The Future: Old, Smart, And Wealthy!
Nearing the truly empty nest/retirement chapter, they hope to start teaching a Finance 101 class. While they’ve had the opportunity to mentor folks of any age, they really have a heart for young adults and want to help educate youth on what being wealthy means, as opposed to “looking wealthy”.
Because of their changes, even later in life, they are able to do the things they want, even if they cost a bit of money. Now, they both drive race cars, Becky loves quilting, they go snow skiing when they want and are planning on doing some slow travel. One bucket list item that they have already started enjoying is to rent a vacation home for a week for the whole family to enjoy.
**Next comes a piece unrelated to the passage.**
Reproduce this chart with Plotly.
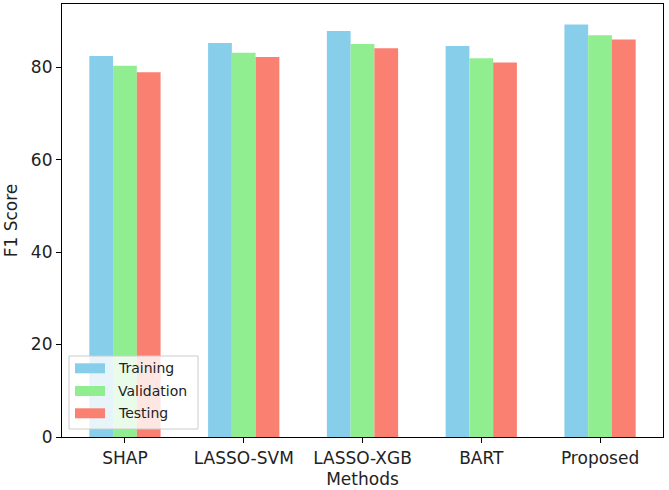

Words of Wisdom from Late Bloomers:
- Do not hide your mistakes, struggles, or fears from your kids. When children see their parents’ struggles and the effort it takes to make it through the hard times together, it sets an example of what will make a great spouse. Becky says “I wouldn’t choose to have the pain, but the pain was necessary because it is a great teacher and we are forever changed because of it.”
- Don’t be afraid to try new things and be open to new knowledge. Get a mentor. Even your children can be mentors. Becky keeps a bag of Financial Independence books in her car and when she runs across someone who seems open to learning, she makes a point to share what has been shared with her. In essence “Find somebody smarter than you.”
- Absorb the concept of “Two Way Compounding”. Just as compound interest is the eighth wonder of the world when it comes to investing, it is just the same in a detrimental way when it comes to debt.
- Do a legacy binder and legacy meeting. As parents with adult children, they are open and honest about their finances and their plans. It has given their children a real sense of peace that Mom and Dad are okay and won’t be depending on the children financially as they age. Stephen and Becky are available to explain their wishes and even their fears, but it’s not left for the children to guess. It’s the right thing to do.